Exercise task
Copy exactly the lines from the one containing "Give me the D3.js source for this chart." through the one containing "const tickValues = [0, 20, 40, 60, 80, 100];", both included, and leave out any pictures.

Items
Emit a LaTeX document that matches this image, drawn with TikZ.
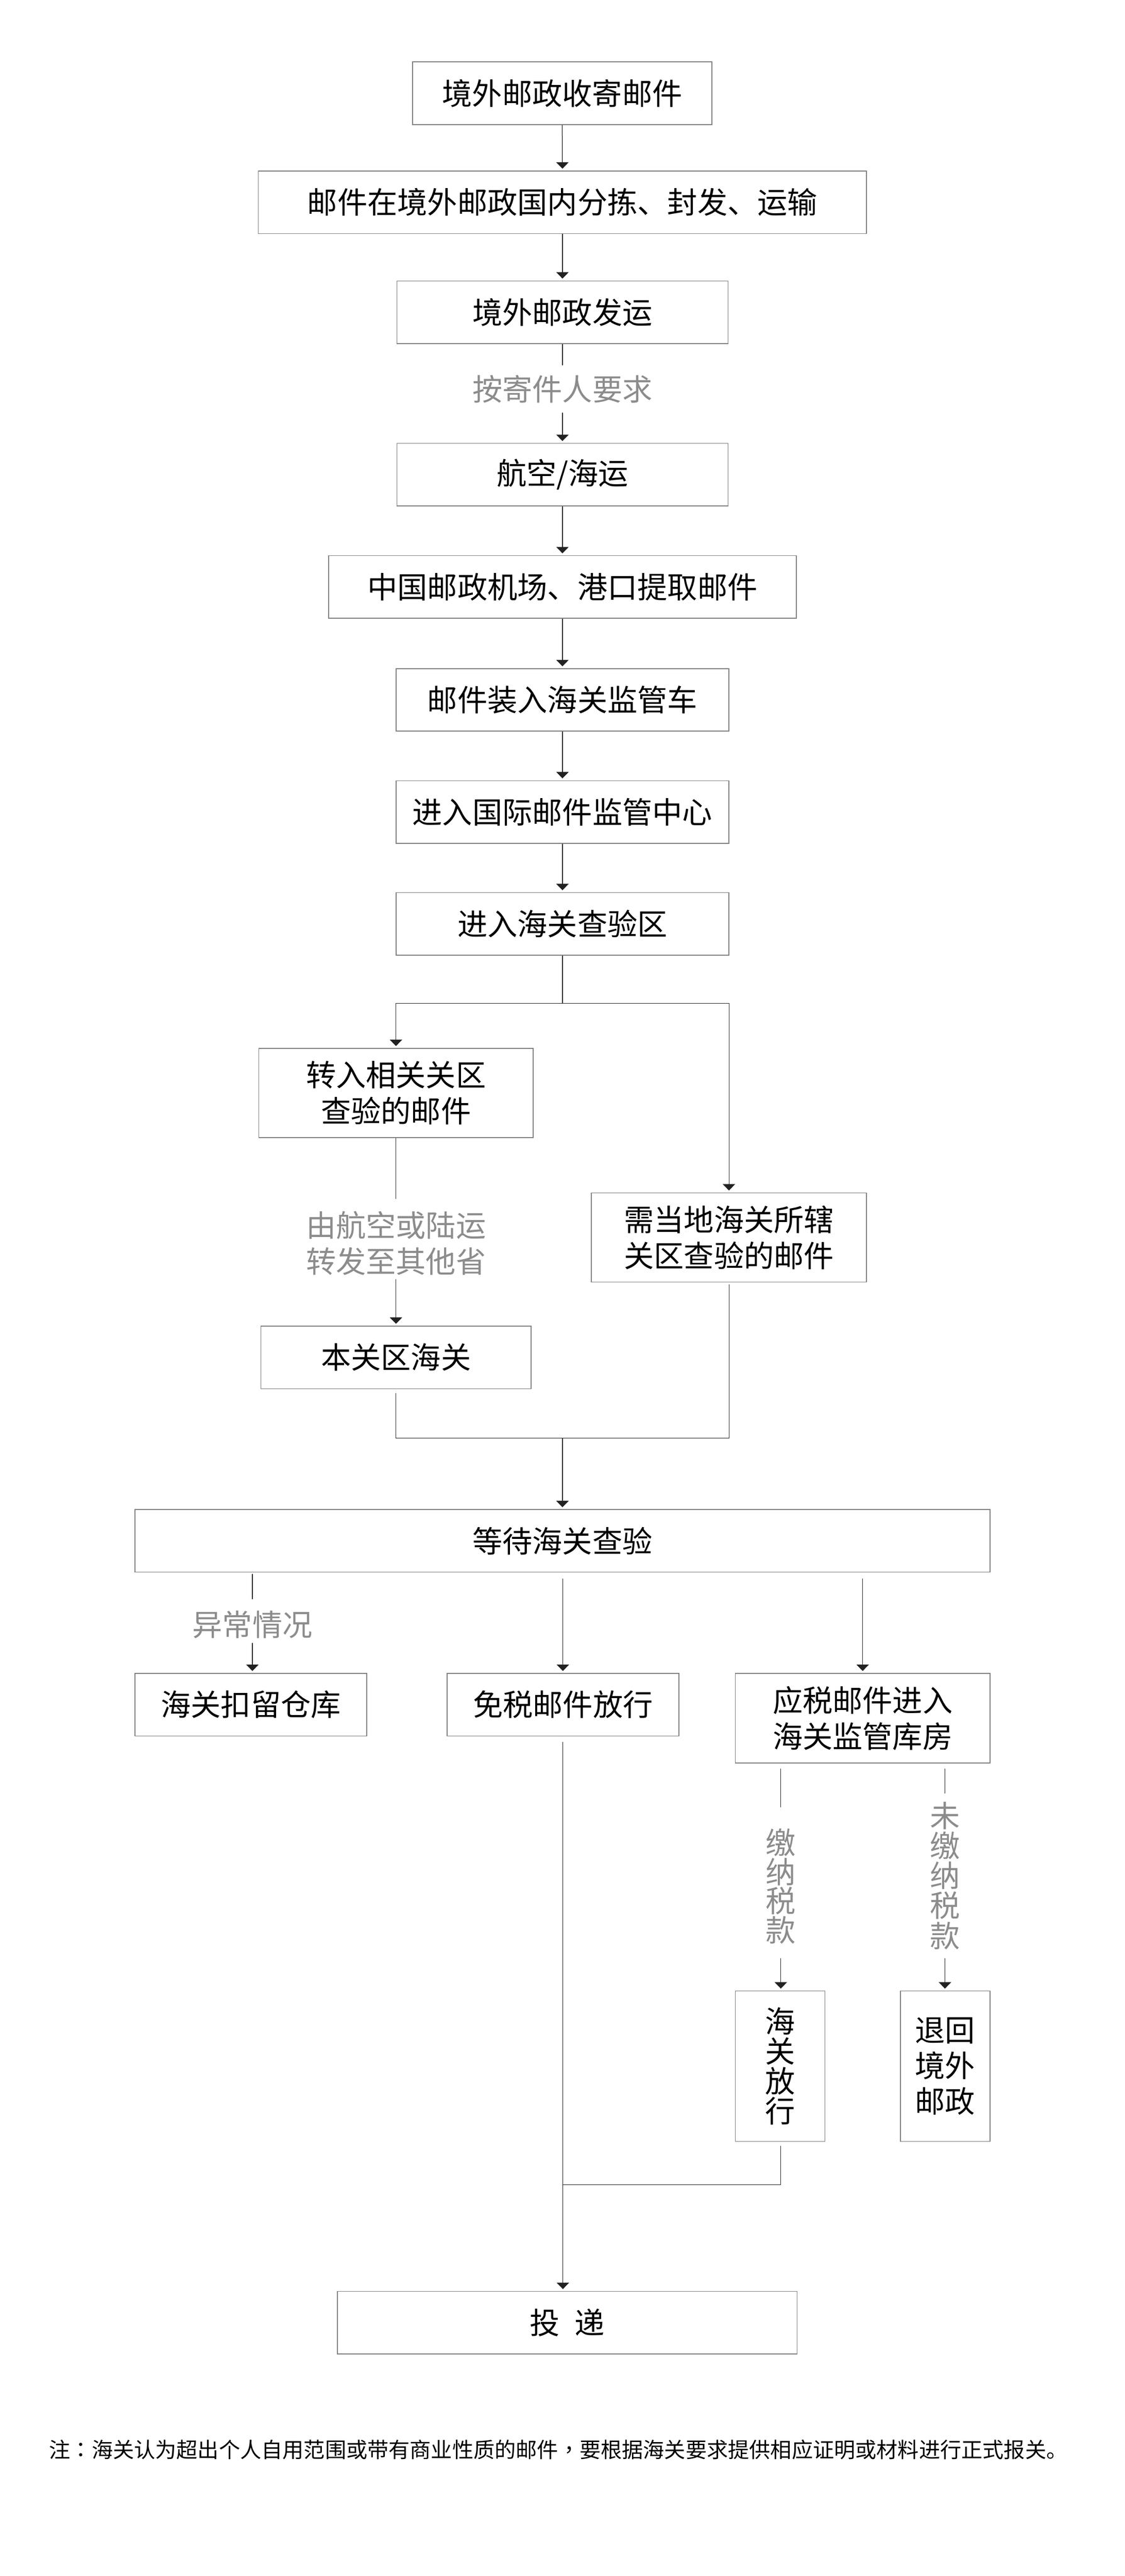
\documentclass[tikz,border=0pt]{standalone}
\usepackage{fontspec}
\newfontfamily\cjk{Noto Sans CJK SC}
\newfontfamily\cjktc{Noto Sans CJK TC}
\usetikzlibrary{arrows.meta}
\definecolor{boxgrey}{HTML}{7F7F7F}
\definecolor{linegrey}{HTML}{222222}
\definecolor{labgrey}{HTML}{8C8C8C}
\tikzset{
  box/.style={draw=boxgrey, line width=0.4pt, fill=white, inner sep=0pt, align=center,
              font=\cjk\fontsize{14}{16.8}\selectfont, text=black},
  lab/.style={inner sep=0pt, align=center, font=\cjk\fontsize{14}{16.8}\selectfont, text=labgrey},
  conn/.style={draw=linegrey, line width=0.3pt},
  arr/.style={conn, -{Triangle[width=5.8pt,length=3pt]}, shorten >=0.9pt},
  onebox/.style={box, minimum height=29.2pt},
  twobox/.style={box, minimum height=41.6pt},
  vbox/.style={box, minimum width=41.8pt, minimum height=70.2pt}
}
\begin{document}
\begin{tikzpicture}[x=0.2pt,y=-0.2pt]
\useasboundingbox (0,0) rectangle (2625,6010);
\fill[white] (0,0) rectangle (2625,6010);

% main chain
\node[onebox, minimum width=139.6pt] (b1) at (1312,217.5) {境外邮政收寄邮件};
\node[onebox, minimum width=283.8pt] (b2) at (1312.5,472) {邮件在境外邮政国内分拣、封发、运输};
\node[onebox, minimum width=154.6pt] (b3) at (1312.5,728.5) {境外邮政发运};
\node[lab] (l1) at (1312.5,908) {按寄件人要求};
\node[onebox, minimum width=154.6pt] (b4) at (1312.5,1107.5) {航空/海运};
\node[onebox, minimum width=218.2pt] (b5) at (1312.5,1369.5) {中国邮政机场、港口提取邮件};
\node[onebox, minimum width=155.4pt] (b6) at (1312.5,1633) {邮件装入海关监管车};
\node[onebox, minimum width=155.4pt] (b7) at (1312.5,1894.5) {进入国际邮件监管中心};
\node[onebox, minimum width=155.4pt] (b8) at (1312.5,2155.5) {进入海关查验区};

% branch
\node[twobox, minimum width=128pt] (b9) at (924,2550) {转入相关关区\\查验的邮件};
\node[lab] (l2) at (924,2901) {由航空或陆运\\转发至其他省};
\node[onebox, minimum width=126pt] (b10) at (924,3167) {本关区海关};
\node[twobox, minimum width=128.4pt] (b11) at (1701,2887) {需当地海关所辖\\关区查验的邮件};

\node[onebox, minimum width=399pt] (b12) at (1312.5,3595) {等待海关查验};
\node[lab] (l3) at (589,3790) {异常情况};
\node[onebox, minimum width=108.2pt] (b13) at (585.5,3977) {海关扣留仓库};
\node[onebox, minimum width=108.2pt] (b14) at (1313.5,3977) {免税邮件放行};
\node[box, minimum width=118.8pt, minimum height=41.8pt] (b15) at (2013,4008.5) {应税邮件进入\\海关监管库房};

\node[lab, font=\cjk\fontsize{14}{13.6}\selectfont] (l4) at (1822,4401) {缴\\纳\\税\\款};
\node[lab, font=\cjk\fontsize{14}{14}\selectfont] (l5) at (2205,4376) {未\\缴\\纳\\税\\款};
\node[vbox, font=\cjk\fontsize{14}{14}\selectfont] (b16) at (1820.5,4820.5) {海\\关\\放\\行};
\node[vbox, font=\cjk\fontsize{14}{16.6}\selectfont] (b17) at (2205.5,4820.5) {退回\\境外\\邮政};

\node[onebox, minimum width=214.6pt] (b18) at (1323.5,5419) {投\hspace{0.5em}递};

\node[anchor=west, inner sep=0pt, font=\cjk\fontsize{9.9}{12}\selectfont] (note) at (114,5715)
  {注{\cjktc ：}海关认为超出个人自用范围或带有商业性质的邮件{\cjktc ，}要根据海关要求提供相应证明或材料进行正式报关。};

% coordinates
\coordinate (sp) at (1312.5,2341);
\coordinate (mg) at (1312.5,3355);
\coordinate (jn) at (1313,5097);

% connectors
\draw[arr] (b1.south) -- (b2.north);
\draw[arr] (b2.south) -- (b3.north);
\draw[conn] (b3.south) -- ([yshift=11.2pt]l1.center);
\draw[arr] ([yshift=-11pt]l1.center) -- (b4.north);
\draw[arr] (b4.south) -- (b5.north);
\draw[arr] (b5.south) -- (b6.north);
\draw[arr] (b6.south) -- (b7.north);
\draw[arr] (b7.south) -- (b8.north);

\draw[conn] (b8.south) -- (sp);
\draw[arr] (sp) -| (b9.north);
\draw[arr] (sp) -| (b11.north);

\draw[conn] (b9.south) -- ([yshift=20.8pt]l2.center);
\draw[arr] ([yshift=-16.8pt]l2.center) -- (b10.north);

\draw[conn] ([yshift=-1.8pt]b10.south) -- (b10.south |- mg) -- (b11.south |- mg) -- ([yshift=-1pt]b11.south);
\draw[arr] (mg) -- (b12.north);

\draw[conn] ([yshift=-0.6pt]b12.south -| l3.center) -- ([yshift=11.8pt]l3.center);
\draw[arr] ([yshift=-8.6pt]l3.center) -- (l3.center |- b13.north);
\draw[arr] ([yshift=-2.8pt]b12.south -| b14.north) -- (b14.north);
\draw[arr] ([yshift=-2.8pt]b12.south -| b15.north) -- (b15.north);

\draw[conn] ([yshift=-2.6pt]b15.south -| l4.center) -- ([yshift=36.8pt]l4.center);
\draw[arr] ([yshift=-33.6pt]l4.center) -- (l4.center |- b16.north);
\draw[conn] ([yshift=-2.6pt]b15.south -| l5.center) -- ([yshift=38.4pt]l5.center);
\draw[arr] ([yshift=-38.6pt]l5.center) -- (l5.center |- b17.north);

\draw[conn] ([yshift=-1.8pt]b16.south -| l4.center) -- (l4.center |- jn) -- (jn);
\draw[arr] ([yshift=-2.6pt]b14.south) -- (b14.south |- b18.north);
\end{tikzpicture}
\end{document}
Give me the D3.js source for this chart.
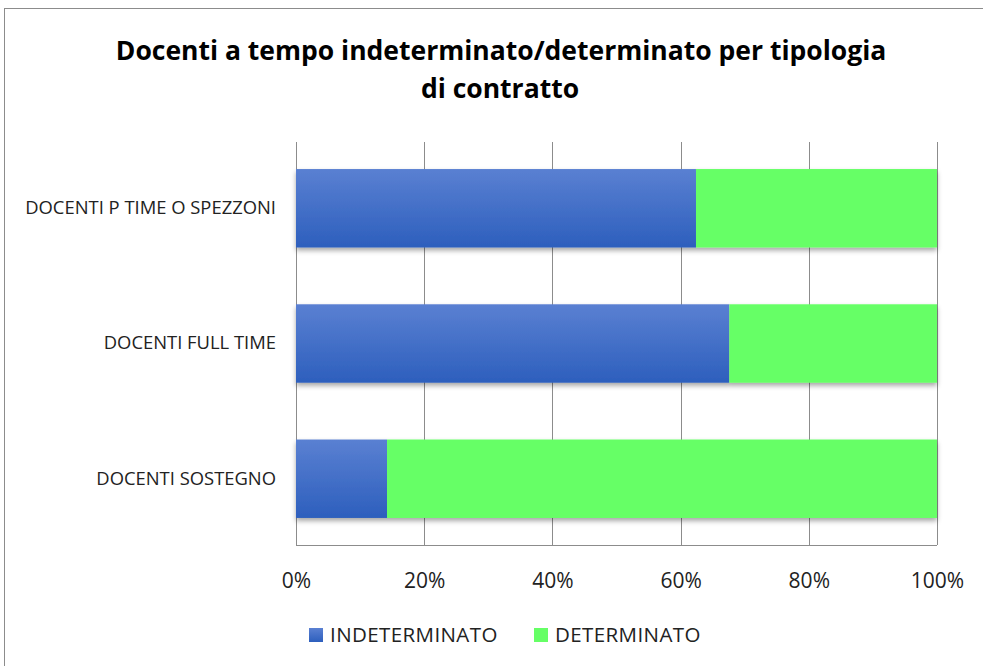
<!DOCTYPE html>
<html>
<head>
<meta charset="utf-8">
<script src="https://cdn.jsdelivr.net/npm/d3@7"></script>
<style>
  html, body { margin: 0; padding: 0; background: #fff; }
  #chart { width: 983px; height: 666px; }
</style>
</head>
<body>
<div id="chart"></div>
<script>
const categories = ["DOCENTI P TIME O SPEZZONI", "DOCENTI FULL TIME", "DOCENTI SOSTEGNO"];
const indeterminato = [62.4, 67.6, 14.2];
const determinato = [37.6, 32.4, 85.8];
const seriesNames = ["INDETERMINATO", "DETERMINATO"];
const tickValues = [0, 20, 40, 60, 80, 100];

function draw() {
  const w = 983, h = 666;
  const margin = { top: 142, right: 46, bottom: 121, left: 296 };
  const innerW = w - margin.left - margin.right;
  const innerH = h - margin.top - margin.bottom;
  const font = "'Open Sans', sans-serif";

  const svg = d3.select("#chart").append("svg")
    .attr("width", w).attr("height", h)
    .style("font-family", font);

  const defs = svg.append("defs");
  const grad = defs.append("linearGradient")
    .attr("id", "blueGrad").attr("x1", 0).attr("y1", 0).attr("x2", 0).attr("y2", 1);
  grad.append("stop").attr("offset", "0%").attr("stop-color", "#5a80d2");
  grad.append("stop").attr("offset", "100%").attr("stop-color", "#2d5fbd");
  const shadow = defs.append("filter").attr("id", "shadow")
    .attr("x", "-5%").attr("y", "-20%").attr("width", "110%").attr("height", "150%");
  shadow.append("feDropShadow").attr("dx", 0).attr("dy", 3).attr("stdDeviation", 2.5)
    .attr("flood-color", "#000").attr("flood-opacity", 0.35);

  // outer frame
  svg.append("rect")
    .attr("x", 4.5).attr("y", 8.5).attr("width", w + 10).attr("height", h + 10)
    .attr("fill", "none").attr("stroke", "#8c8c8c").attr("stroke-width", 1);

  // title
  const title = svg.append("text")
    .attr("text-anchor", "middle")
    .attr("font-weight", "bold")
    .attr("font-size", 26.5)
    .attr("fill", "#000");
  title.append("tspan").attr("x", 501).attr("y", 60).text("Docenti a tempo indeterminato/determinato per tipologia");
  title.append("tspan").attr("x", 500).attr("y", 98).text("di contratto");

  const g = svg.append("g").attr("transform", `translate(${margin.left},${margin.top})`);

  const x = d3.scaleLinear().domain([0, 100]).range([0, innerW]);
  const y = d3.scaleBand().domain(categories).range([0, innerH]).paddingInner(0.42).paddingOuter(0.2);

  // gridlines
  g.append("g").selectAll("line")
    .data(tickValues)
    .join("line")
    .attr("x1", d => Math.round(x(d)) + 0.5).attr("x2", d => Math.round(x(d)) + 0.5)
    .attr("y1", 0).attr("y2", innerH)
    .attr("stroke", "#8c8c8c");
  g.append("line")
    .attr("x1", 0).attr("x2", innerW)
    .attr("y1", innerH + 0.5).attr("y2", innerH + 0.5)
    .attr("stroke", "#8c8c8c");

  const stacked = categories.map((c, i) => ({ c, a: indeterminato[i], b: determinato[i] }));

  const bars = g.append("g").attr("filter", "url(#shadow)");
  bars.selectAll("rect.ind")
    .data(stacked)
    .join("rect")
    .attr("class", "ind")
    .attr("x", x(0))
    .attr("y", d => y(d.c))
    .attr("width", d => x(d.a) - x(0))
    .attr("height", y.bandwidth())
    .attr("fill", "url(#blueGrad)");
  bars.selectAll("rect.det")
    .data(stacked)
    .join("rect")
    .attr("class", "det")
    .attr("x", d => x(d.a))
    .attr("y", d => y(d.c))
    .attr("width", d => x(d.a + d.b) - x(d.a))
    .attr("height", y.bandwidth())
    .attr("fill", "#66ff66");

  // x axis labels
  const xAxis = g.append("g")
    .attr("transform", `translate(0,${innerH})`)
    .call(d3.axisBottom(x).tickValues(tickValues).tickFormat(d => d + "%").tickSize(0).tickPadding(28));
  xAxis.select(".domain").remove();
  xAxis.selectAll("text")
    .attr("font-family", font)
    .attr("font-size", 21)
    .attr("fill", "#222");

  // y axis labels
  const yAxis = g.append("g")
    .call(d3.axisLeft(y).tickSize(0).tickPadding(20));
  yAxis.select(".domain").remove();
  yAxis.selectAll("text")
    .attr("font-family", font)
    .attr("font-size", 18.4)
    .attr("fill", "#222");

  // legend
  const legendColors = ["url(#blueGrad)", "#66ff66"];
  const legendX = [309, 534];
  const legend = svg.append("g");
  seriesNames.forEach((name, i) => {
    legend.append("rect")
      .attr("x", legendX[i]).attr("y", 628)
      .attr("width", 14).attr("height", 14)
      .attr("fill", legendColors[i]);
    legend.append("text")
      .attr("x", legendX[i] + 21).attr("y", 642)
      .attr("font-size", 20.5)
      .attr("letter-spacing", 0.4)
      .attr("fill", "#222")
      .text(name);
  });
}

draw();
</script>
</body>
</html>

Solution to the exercise
Give me the D3.js source for this chart.
<!DOCTYPE html>
<html>
<head>
<meta charset="utf-8">
<script src="https://cdn.jsdelivr.net/npm/d3@7"></script>
<style>
  html, body { margin: 0; padding: 0; background: #fff; }
  #chart { width: 983px; height: 666px; }
</style>
</head>
<body>
<div id="chart"></div>
<script>
const categories = ["DOCENTI P TIME O SPEZZONI", "DOCENTI FULL TIME", "DOCENTI SOSTEGNO"];
const indeterminato = [62.4, 67.6, 14.2];
const determinato = [37.6, 32.4, 85.8];
const seriesNames = ["INDETERMINATO", "DETERMINATO"];
const tickValues = [0, 20, 40, 60, 80, 100];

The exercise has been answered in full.